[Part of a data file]
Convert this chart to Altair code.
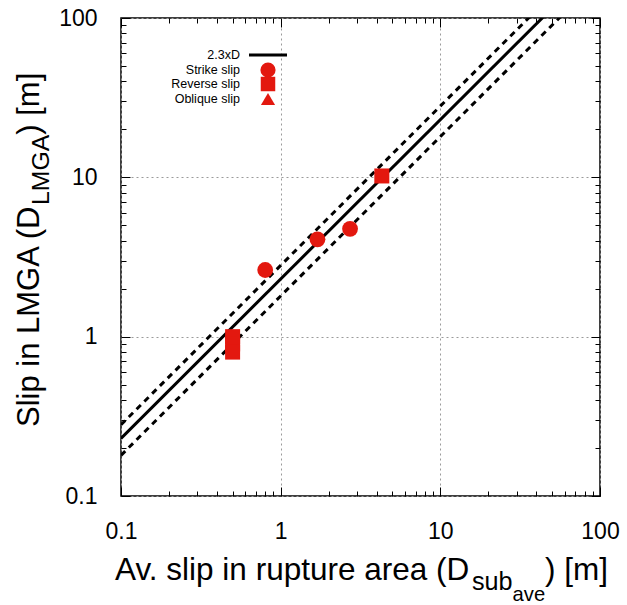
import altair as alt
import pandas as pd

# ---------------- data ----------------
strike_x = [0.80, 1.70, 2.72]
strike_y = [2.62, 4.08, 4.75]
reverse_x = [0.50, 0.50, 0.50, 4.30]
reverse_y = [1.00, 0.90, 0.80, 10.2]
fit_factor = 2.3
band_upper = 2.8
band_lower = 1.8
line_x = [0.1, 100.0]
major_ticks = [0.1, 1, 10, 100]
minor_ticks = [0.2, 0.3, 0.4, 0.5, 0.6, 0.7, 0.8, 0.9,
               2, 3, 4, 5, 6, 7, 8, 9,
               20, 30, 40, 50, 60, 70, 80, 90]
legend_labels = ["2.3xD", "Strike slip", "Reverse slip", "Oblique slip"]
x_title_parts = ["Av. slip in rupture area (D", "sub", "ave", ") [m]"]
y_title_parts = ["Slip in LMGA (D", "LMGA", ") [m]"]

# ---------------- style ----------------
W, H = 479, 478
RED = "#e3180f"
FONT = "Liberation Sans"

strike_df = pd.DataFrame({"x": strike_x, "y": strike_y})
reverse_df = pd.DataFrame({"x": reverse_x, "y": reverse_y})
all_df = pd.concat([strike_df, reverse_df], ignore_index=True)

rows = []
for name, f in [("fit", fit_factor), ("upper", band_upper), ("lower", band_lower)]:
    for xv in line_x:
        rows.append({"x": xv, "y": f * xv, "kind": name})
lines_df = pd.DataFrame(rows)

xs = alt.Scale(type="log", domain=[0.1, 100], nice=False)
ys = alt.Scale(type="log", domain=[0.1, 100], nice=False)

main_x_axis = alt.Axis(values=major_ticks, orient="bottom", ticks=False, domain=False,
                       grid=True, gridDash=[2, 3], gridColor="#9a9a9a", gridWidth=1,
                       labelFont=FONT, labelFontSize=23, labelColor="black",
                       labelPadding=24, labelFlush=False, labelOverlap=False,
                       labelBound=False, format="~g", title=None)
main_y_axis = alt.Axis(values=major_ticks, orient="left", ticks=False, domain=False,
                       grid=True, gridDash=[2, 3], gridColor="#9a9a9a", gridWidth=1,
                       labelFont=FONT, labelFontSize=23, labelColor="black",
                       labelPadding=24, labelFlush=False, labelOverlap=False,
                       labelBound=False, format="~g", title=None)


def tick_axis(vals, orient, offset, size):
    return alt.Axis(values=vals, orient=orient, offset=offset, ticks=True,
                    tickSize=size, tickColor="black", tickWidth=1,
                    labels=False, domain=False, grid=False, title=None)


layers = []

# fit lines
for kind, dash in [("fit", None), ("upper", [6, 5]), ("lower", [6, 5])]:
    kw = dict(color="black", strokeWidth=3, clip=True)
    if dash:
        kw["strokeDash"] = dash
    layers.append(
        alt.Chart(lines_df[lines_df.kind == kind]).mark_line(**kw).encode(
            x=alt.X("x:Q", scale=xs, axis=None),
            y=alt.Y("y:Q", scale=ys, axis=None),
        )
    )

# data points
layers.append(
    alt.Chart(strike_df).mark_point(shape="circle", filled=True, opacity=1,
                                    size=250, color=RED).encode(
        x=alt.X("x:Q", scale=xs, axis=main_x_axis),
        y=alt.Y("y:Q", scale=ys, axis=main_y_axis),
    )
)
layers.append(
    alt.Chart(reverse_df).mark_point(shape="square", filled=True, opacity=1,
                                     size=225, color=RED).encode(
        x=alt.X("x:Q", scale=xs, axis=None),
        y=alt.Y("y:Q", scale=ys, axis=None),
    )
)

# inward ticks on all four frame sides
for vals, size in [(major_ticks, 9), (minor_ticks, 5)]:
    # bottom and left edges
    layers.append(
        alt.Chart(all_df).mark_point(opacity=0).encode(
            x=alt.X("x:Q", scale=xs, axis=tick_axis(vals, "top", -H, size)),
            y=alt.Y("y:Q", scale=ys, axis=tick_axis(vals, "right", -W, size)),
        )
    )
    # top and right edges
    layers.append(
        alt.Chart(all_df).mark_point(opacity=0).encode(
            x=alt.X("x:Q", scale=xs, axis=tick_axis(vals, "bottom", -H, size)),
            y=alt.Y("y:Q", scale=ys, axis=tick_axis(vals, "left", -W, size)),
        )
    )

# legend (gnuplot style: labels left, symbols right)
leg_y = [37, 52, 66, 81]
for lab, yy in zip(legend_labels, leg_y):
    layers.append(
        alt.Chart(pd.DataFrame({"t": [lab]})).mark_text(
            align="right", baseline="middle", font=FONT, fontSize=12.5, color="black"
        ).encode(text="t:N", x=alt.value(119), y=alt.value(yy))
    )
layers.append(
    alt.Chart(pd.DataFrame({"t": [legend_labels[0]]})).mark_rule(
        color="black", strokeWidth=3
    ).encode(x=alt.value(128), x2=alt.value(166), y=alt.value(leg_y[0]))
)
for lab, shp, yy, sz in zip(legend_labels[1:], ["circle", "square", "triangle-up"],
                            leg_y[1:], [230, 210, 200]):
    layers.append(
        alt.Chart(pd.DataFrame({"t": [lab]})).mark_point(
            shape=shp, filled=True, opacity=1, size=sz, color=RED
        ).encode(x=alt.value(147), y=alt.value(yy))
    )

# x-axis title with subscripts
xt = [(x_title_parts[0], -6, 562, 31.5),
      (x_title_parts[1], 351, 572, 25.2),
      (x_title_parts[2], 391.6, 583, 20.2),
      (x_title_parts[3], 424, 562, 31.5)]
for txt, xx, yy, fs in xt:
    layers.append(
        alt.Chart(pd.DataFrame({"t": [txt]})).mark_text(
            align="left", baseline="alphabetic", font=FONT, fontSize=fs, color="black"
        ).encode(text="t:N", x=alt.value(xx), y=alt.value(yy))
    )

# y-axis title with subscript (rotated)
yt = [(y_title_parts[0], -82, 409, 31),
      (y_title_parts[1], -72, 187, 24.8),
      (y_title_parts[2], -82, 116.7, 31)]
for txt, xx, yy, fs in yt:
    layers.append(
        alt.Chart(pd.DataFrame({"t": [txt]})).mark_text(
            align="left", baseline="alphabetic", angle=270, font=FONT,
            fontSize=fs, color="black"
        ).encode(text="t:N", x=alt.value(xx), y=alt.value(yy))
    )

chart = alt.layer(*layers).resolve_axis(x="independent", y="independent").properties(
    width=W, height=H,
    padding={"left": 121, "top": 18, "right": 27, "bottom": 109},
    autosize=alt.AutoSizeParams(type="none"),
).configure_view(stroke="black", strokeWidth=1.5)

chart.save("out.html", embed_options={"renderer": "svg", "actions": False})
...
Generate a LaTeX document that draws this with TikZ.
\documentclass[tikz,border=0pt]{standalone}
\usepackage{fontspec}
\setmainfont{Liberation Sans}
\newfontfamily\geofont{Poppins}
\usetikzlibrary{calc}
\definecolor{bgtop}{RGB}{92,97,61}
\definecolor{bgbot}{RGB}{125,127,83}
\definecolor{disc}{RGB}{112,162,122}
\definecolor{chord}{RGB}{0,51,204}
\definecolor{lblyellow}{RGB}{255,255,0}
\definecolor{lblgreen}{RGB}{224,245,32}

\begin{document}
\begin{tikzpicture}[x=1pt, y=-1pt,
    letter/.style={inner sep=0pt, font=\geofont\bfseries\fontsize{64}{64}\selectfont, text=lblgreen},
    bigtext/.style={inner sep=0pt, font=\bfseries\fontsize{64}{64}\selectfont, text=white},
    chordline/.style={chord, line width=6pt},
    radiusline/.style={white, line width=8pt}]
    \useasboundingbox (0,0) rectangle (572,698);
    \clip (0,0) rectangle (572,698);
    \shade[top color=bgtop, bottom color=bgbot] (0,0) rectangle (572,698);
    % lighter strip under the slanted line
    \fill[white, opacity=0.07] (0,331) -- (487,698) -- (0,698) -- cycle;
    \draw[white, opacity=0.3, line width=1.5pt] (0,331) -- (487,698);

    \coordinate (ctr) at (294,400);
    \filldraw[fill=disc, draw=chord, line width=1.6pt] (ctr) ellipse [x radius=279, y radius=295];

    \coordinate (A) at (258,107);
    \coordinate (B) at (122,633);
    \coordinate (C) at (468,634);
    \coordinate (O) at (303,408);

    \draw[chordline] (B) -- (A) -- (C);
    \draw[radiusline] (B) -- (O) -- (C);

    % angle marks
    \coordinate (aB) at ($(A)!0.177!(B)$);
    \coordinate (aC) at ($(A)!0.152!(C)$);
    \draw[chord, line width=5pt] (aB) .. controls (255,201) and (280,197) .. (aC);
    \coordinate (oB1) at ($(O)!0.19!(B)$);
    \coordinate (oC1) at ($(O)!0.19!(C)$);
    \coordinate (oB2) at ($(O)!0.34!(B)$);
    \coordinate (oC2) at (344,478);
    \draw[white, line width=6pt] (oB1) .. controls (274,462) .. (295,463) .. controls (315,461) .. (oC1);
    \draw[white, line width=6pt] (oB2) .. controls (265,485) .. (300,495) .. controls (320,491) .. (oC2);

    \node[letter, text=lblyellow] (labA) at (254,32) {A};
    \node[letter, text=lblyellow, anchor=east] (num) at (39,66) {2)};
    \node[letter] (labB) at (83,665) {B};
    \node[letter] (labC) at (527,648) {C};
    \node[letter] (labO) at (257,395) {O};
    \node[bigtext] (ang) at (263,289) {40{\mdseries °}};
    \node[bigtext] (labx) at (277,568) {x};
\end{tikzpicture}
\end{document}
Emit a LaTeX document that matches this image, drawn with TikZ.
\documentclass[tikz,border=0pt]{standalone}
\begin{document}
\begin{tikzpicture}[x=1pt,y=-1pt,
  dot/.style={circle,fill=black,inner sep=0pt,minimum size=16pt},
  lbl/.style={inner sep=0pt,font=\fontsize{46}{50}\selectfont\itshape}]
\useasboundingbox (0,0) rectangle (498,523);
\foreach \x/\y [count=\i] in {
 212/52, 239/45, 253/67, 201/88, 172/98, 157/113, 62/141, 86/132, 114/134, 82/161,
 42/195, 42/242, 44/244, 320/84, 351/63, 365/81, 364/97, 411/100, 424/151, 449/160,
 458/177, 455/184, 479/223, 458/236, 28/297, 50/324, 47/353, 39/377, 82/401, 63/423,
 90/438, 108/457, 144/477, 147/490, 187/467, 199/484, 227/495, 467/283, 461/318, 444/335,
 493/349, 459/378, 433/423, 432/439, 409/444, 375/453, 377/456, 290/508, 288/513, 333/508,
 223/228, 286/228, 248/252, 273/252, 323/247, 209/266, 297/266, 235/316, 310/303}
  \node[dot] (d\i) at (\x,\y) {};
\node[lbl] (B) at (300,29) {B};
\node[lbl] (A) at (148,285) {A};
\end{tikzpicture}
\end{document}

# Short task
Copy only the lines above from the one containing "Convert this chart to Altair code." through the one containing "import pandas as pd", both included. Leave out the pictures.

# Exercise answer
Convert this chart to Altair code.
import altair as alt
import pandas as pd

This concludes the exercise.